Streeck thinks that taking decisions at the EU level, that is, increasingly detached from the people’s (read: democratic) control and accountability, is the intended consequence of some neoliberal/neo-Hayekian program. He thinks that neoliberal reforms ARE INTENTIONALLY AIMED at taking decisions at the EU level and escaping any kind of democratic accountability. Accountability will come from free market feedbacks.

GOATS of the Neoliberal Order. From left to right: FA Hayek, Milton Friedman, Ronald Reagan, and Margaret Tatcher

The way this neoliberal program has been carried out, he writes, is the passage from a “tax-state” to a “debt-state.” This is a crucial point of the book because here lies the alliance between politicians and neoliberals. With 1970s crises politicians realized they were not able to provide welfare just with the extraction of taxes, but they had to go into debt. By going into debt, they allied with the financial markets, which means, they sold part of their sovereignty either to markets (to finance their debt) or the EU. This is the shift from tax state (when taxes were enough to finance welfare) to debt state. At the same time, they privatized and liberalized some public services, but this wasn’t enough to avoid going into debt.

The end of the story is that states have lost most of their sovereignty in economic decisions. These decisions are now taken by “free markets” and EU technocrats, he argues. This is the completion of the neo-liberal/neo-Hayekian program.


While I am skeptical about how Streecks describes the process neoliberalization, I agree with his conclusion.

Note: Throughout the book we are not given a clear definition of “neoliberal” / “neo-Hayekian” reforms; they are just defined as the very outcome of the process he is describing.

For sure classical liberals and Hayek in particular never aimed at distancing economic and political decisions from individuals (in support of his theory Streeck mentions this 1939 article by Hayek, but I think he's misinterpreted it, IMHO).

So, Streeck seems to be correct when he describes the centralization of decisions that is occurring at the EU level, and the potential replacement of democracy (read, the people voting) with a government of technocrats. This is our reality. However, it's unfair to define this outcome as the result of anything that is related to liberalism and Hayek. I would better relate it with some planning policy, which is usually associated with good old socialism. The idea is that experts can decide better than individuals and centralized decisions are better than local ones.

For making economics work – and any system of decision-making more broadly – the participation of individuals in the process is crucial, classical liberals contend. Individual knowledge is key and no committee or president at the EU level can gather their knowledge and take better decisions for their lives, the states they live in, or “the Environment,” than those that individuals themselves would take.

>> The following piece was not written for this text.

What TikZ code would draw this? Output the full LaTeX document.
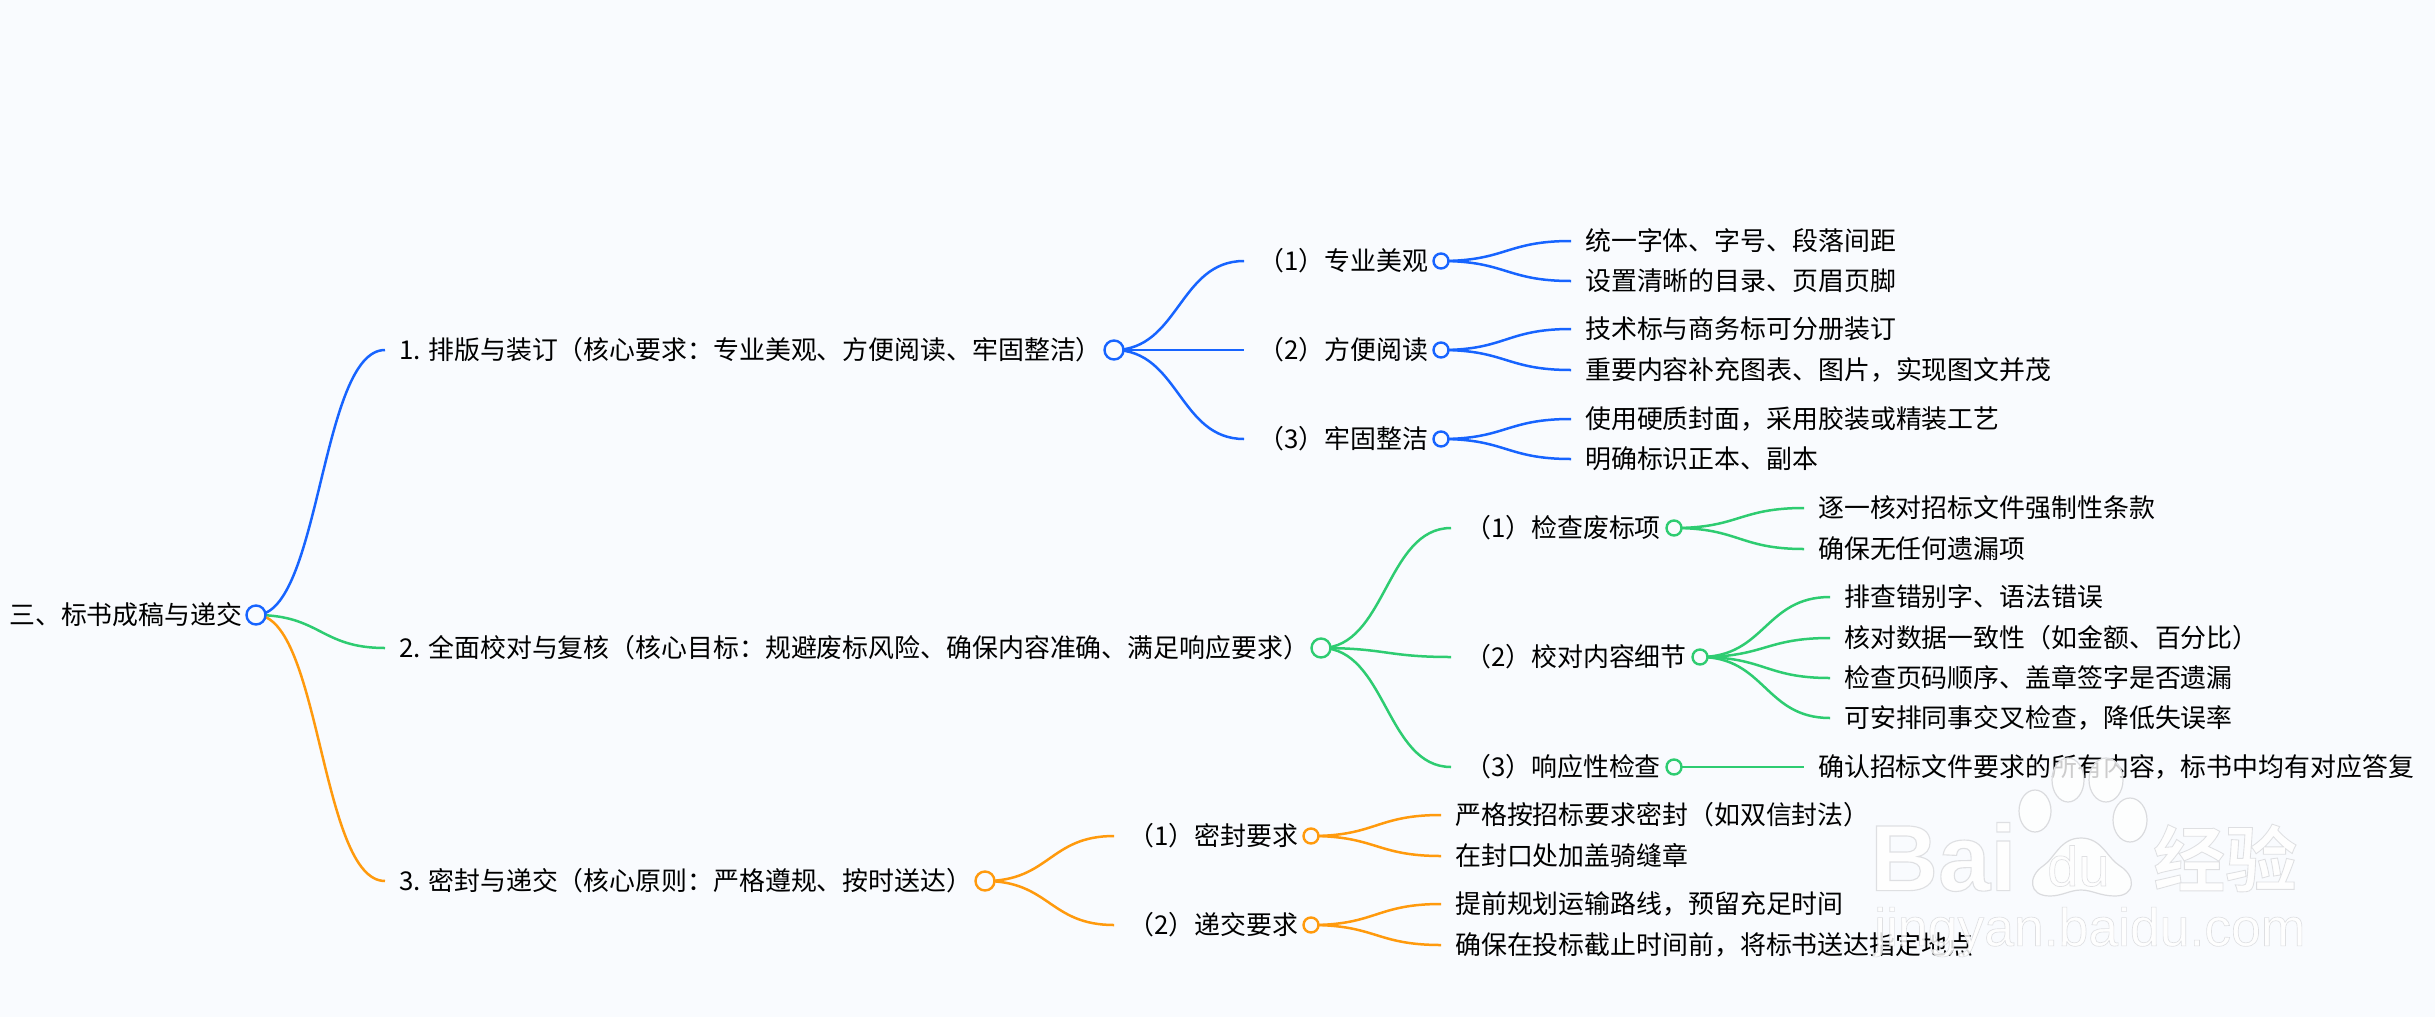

This is not the result of any force of “the capital” or capitalism but of continuous, permanent, and conceited government intervention. State governments intervene in the market because they think they have more and better information to face crises; and they can face them more quickly. Following this way of reasoning, sooner or later state-level governments are not enough when crises start to be considered “international” or “transnational.” State-level governments would have inaccurate knowledge and would be slower in the event of international crises. Result: we need some higher entity with better and more information deciding and facing these crises. In Europe, the EU has been the solution. Started as an economic free trade and free movement area (beautiful, amazing idea) it increasingly became politicized to address “higher” problems that couldn’t be handled by member states only (worst idea ever). In this way, citizens are disempowered, their knowledge is inaccurate and useless in the eyes of EU organs and bureaucrats.

My Take Today

There is something really funny that I see among my European peers.

They define themselves as “citizens” of Europe. It must be a joke. Feeling listened to and taken care of because you have voted for the EU President, it’s a joke.

By describing yourself first of all as “European”– which seems to be very fancy and cool among young people – you are just disempowering yourself. Nobody in the EU really thinks that your knowledge about where you live, about what you’d think a better future looks like, is important. Nobody’s gonna ever ask you and your vote doesn’t count much on these issues. And you don’t know anything about the EU; it’s so big, you may have learnt something at school, but that’s it. There is someone else there who knows better than you and can do without your opinion whatsoever. When you are a citizen of the EU you count zero, niet, nada. But I understand you feel comfortable because you have found what seems to be a more open and diverse tribe than your unknown municipality. But it’s just tribalism under a different guise. Instead, the place you really come from, where you live, the place you know, it’s the place which values you and your knowledge.


I come from the proud people of Primiero-San Martino di Castrozza (Sud Tirol) and Bergamo (Lombardy) in a georgaphical area conventionally called "Italy." I know what happens there and my local knowledge would be relevant there only. And I think it is 100% fancier than being “European.”